И сам Юм понимает, что его эмпиризм или сенсуализм, имеющий своим предметом наши восприятия, пришел в столкновение со здравым смыслом, а также с наукой и логикой. Последние могут быть основаны на признании существования внешних вещей, их определенной устойчивости и известного постоянства. Математика и естествознание не могут обойтись без материалистической теории познания. А на восприятиях, признаваемых Юмом единственным предметом философии (ибо внешние вещи им были устранены из нее), невозможно построить спокойную и стройную картину мира из-за их быстрого мелькания и смены, калейдоскопического или хаотического характера.
Отсюда в целях сохранения философии и науки Юм вынужден восстановить то, что им было разрушено, а именно: непреходящее и реальное существование вещей, их самостоятельность и независимость от нас, от непрестанной смены наших восприятий. «После краткого рассмотрения мы увидим, – писал он, – что все те объекты, которым мы приписываем непрерывное существование, обладают особым постоянством, отличающим их от впечатлений, существование которых зависит от нашего восприятия.
Так, горы, дома и деревня, находящиеся в настоящую минуту перед моими глазами, всегда появлялись передо мной в том же порядке. Если же я теряю их из виду, закрыв глаза и повернув голову, то вскоре после того снова, нахожу их перед собой без малейшего изменения. Моя кровать и мой стол, мои книги и бумаги всегда одинаково появляются передо мной и не меняются из-за перерыва в моем зрении или же восприятии» [58].
Однако, Юм не по-настоящему возвращается к «метафизике» материализма, другими словами, к признанию самостоятельного и независимого мира внешних веществ. Он же, как и Беркли, не какой-нибудь метафизик, чтобы искать и найти закон тождества и постоянства в материальных вещах, действительно существующих вне нас.

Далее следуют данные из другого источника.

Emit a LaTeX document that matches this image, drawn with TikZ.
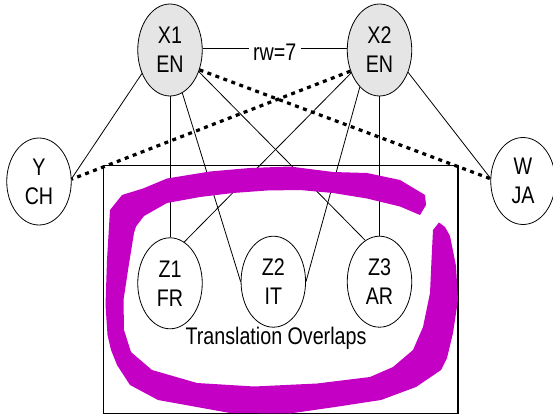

Но все же он вынужден предполагать бытие вещей, их тождество, прочность и устойчивость. Вот именно предполагать только. По Юму, единственно лишь в предположении, в привычке или в воображении наличествует тождество вещей, их самостоятельное и независимое от произвольного изменения наших восприятий бытие. Здесь, таким образом, мы имеем дело не с самим действительным миром, а с фикцией его существования в нашей голове.
Теперь посмотрим, при каких обстоятельствах Юм приходит от изменчивого мира восприятий к фикции воображения тождественного и неизменного мира действительных вещей. Выше мы ознакомились с его категорическим утверждением, что в восприятиях вещи подвергаются моментальному изменению, поэтому тождество не есть закон восприятий. Точно также мы знаем, что он столкнулся с совершенно противоположным фактом, по которому те же вещи, воспринимаемые нами и, следовательно, присущие в наших восприятиях, обладают неизменным постоянством и тождеством.
И Юм вначале не знает, как примирить противоречие, созданное тем, что, с одной стороны, вещи, находящиеся в восприятиях, не обнаруживают в себе тождества даже в течение какого-то мгновения, с другой стороны, эти же вещи все-таки не теряют своего тождества или бытия, как бы мы ни старались плотно закрывать глаза и больше поворачивать голову. «Тот самый образ, – писал он, – который воспринимается нашими чувствами, признается нами реальным телом; таким-то прерывистым образам мы приписываем полное тождество. Но так как перерыв в появлении (этих образов), по-видимому, противоречит их тождеству и, естественно, заставляет нас считать их отличными друг от друга, то мы в конце концов совершенно не знаем, как примирить столь противоположные мнения» [59].